# Cauchy-Schwarz inequality

• Feb 8th 2011, 11:49 PM
Mollier
Cauchy-Schwarz inequality
Hi,

one of my books states the inequality as

$\displaystyle |x^*y| \leq ||x|| ||y||$ for all $\displaystyle x,y\in\mathbb{C}^{n\times 1}$,

and says that equality holds if and only if $\displaystyle y=\alpha x$ for

$\displaystyle \alpha =x^*y/x^*x$.

To me it looks like equality holds if $\displaystyle y=\alpha x$ for any $\displaystyle \alpha\in\mathbb{C}$:

\displaystyle \begin{aligned} |x^*\alpha x| \leq& ||x|| ||\alpha x|| \\ |\alpha| |x^*x| \leq& |\alpha| ||x||^2\\ |x^*x| =& ||x||^2 \end{aligned}

I do not understand why it has to be $\displaystyle \alpha =x^*y/x^*x$.

Could someone please clear it up a bit? Thanks.
• Feb 9th 2011, 12:36 AM
FernandoRevilla
The result is the following:

$\displaystyle |x^*y|= \left\|{x}\right\| \left\|{y}\right\|\Leftrightarrow \{x,y\}\textrm{\;lin.\;dep.}$

You have proven $\displaystyle \Leftarrow)$ .

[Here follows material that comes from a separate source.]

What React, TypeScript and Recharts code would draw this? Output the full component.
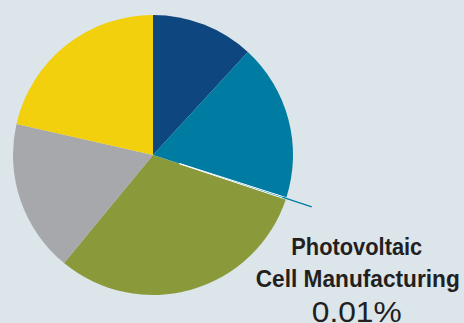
import React from "react";
import { PieChart, Pie, Cell } from "recharts";

const categories = ["Segment A", "Segment B", "Photovoltaic Cell Manufacturing", "Segment D", "Segment E", "Segment F"];
const shares = [11.8, 18.1, 0.01, 31.0, 17.6, 21.5];
const colors = ["#0e4680", "#007ca2", "#007ca2", "#8a9a3b", "#a7a8ab", "#f2d00e"];
const labelLines = ["Photovoltaic", "Cell Manufacturing", "0.01%"];
const highlightIndex = 2;

const data = categories.map((name, i) => ({ name, value: shares[i] }));

const RAD = Math.PI / 180;

const renderLabel = (props: any) => {
  const { cx, cy, midAngle, outerRadius, index } = props;
  if (index !== highlightIndex) return null;
  const r1 = outerRadius - 4;
  const r2 = outerRadius + 27;
  const x1 = cx + Math.cos(-midAngle * RAD) * r1;
  const y1 = cy + Math.sin(-midAngle * RAD) * r1;
  const x2 = cx + Math.cos(-midAngle * RAD) * r2;
  const y2 = cy + Math.sin(-midAngle * RAD) * r2;
  const tx = x2 + 45;
  return (
    <g>
      <line x1={x1} y1={y1} x2={x2} y2={y2} stroke="#007ca2" strokeWidth={1.3} />
      <text x={tx} y={y2 + 48} textAnchor="middle" fontFamily="'Liberation Sans', Arial, sans-serif" fontWeight={700} fontSize={24} fill="#231f20" textLength={131} lengthAdjust="spacingAndGlyphs">
        {labelLines[0]}
      </text>
      <text x={tx + 1} y={y2 + 80} textAnchor="middle" fontFamily="'Liberation Sans', Arial, sans-serif" fontWeight={700} fontSize={24} fill="#231f20" textLength={204} lengthAdjust="spacingAndGlyphs">
        {labelLines[1]}
      </text>
      <text x={tx} y={y2 + 115} textAnchor="middle" fontFamily="'Liberation Sans', Arial, sans-serif" fontWeight={400} fontSize={30} fill="#231f20" textLength={90} lengthAdjust="spacingAndGlyphs">
        {labelLines[2]}
      </text>
    </g>
  );
};

export default function App() {
  return (
    <div style={{ position: "fixed", left: 0, top: 0, width: 464, height: 323, background: "#dbe5ea" }}>
      <PieChart width={464} height={323} margin={{ top: 0, right: 0, bottom: 0, left: 0 }}>
        <Pie
          data={data}
          dataKey="value"
          cx={153}
          cy={155}
          outerRadius={140}
          startAngle={90}
          endAngle={-270}
          minAngle={0.6}
          stroke="none"
          isAnimationActive={false}
          label={false}
          labelLine={false}
        >
          {data.map((d, i) => (
            <Cell key={d.name} fill={colors[i]} stroke="none" />
          ))}
        </Pie>
        <Pie
          data={data}
          dataKey="value"
          cx={153}
          cy={155}
          innerRadius={28}
          outerRadius={140}
          startAngle={90}
          endAngle={-270}
          minAngle={0.6}
          isAnimationActive={false}
          label={renderLabel}
          labelLine={false}
        >
          {data.map((d, i) => (
            <Cell
              key={d.name}
              fill={i === highlightIndex ? colors[i] : "transparent"}
              stroke={i === highlightIndex ? "#ffffff" : "none"}
              strokeWidth={i === highlightIndex ? 1 : 0}
            />
          ))}
        </Pie>
      </PieChart>
    </div>
  );
}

To prove $\displaystyle \Rightarrow)$ you'll need to choose a particular $\displaystyle \alpha$ .

Fernando Revilla
• Feb 9th 2011, 02:04 AM
Mollier
Quote:

Originally Posted by FernandoRevilla
The result is the following:

$\displaystyle |x^*y|= \left\|{x}\right\| \left\|{y}\right\|\Leftrightarrow \{x,y\}\textrm{\;lin.\;dep.}$

You have proven $\displaystyle \Leftarrow)$ .

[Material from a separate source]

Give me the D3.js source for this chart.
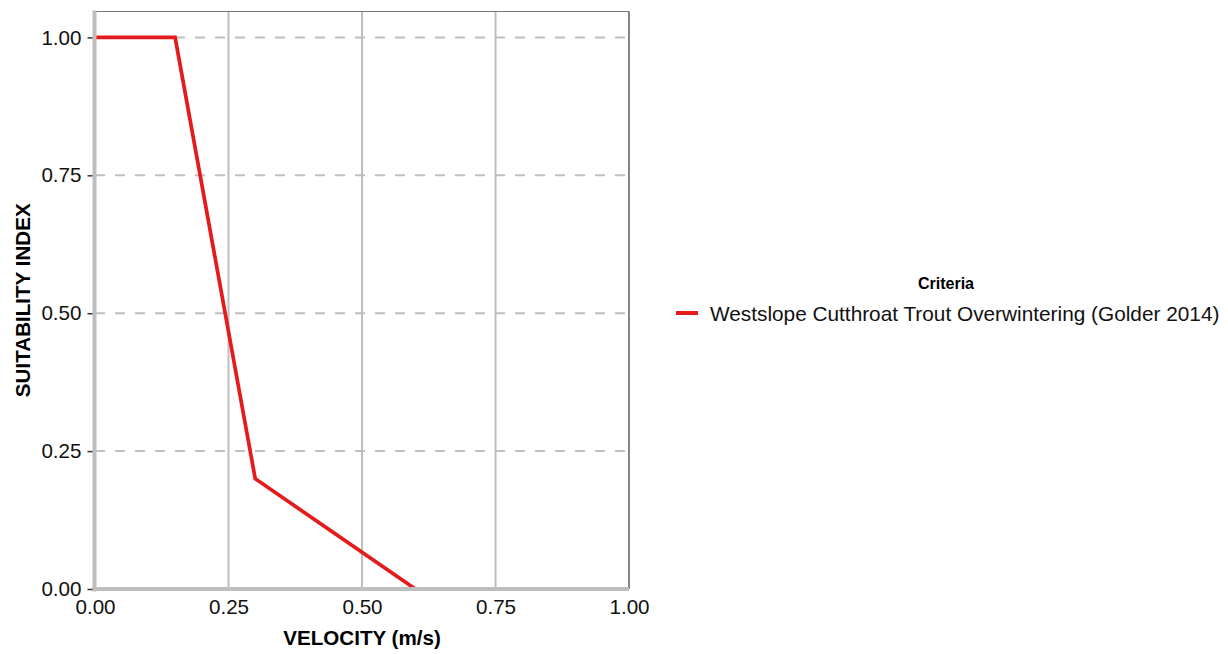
<!DOCTYPE html>
<html><head><meta charset="utf-8">
<script src="https://cdn.jsdelivr.net/npm/d3@7"></script>
<style>body{margin:0;background:#fff;}svg{display:block;font-family:"Liberation Sans",Arial,sans-serif;}</style>
</head><body>
<svg id="c" width="1228" height="654"></svg>
<script>
const velocity = [0, 0.15, 0.3, 0.6];
const suitability = [1, 1, 0.2, 0];
const seriesName = "Westslope Cutthroat Trout Overwintering (Golder 2014)";
const xTicks = [0, 0.25, 0.5, 0.75, 1];
const yTicks = [0, 0.25, 0.5, 0.75, 1];
const xTitle = "VELOCITY (m/s)";
const yTitle = "SUITABILITY INDEX";
const legendTitle = "Criteria";

const svg = d3.select("#c");
const L = 95, R = 629, T = 11.5, B = 589;
const x = d3.scaleLinear().domain([0, 1]).range([L, R]);
const y = d3.scaleLinear().domain([0, 1.047]).range([B, T]);
const fmt = d3.format(".2f");
const FS = "20.6px";

// grid vertical
svg.append("g").selectAll("line").data(xTicks.filter(d => d > 0 && d < 1)).join("line")
  .attr("x1", d => x(d)).attr("x2", d => x(d)).attr("y1", T).attr("y2", B)
  .attr("stroke", "#bebebe").attr("stroke-width", 2);
// grid horizontal dashed
svg.append("g").selectAll("line").data(yTicks.filter(d => d > 0)).join("line")
  .attr("x1", L).attr("x2", R).attr("y1", d => y(d)).attr("y2", d => y(d))
  .attr("stroke", "#bebebe").attr("stroke-width", 2).attr("stroke-dasharray", "10,10");

// border top/right
svg.append("line").attr("x1", L).attr("x2", R).attr("y1", T).attr("y2", T).attr("stroke", "#777").attr("stroke-width", 1.2);
svg.append("line").attr("x1", R).attr("x2", R).attr("y1", T).attr("y2", B).attr("stroke", "#666").attr("stroke-width", 1.6);

// data line
const pts = velocity.map((v, i) => [v, suitability[i]]);
svg.append("path").datum(pts)
  .attr("d", d3.line().x(d => x(d[0])).y(d => y(d[1])))
  .attr("fill", "none").attr("stroke", "#e41a1c").attr("stroke-width", 3.7).attr("stroke-linejoin", "miter");

// axes lines thick gray
svg.append("line").attr("x1", L - 0.5).attr("x2", L - 0.5).attr("y1", T - 1).attr("y2", B + 2.5).attr("stroke", "#bebebe").attr("stroke-width", 4);
svg.append("line").attr("x1", L - 2.5).attr("x2", R).attr("y1", B).attr("y2", B).attr("stroke", "#bebebe").attr("stroke-width", 4);

// y axis
const ya = svg.append("g").attr("transform", `translate(${L - 2.5},0)`)
  .call(d3.axisLeft(y).tickValues(yTicks).tickFormat(fmt).tickSize(5).tickPadding(6));
ya.select(".domain").remove();
ya.selectAll(".tick line").attr("stroke", "#333").attr("stroke-width", 1.5);
ya.selectAll(".tick text").attr("fill", "#111").style("font-size", FS).style("font-family", "Liberation Sans, Arial, sans-serif");

// x axis
const xa = svg.append("g").attr("transform", `translate(0,${B + 2})`)
  .call(d3.axisBottom(x).tickValues(xTicks).tickFormat(fmt).tickSize(0).tickPadding(8));
xa.select(".domain").remove();
xa.selectAll(".tick text").attr("fill", "#111").style("font-size", FS).style("font-family", "Liberation Sans, Arial, sans-serif");

// titles
svg.append("text").attr("x", (L + R) / 2).attr("y", 645).attr("text-anchor", "middle")
  .style("font-size", FS).style("font-weight", "bold").attr("fill", "#000").text(xTitle);
svg.append("text").attr("transform", `translate(30,${(T + B) / 2}) rotate(-90)`).attr("text-anchor", "middle")
  .style("font-size", FS).style("font-weight", "bold").attr("fill", "#000").text(yTitle);

// legend
svg.append("text").attr("x", 946).attr("y", 289).attr("text-anchor", "middle")
  .style("font-size", "16px").style("font-weight", "bold").attr("fill", "#000").text(legendTitle);
svg.append("line").attr("x1", 676).attr("x2", 698).attr("y1", 313).attr("y2", 313)
  .attr("stroke", "#e41a1c").attr("stroke-width", 4);
svg.append("text").attr("x", 710).attr("y", 320.5)
  .style("font-size", "20.8px").attr("fill", "#111").text(seriesName);
</script>
</body></html>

To prove $\displaystyle \Rightarrow)$ you'll need to choose a particular $\displaystyle \alpha$ .

Fernando Revilla

So if $\displaystyle |x^*y|=||x|| ||y||$ then $\displaystyle ||\alpha x-y||=0$ and so $\displaystyle \alpha x-y=0$.

Thanks.
• Feb 9th 2011, 04:25 AM
FernandoRevilla
$\displaystyle \Rightarrow)$

If $\displaystyle x=0$ the equality is trivial and $\displaystyle \{x,y\}$ is linearly dependent . If $\displaystyle x\neq 0$ decompose:

$\displaystyle y=\alpha x+u,\quad (x\perp{u})$

Using $\displaystyle |<x,y>|= \left\|{x}\right\| \left\|{y}\right\|$ , prove that $\displaystyle <x,y>=\alpha <x,x>$ and $\displaystyle 0=<u,u>$.

That is $\displaystyle u=0$ or equivalently $\displaystyle y=\alpha x$ being $\displaystyle \alpha=<x,y>/<x,x>$ .

Fernando Revilla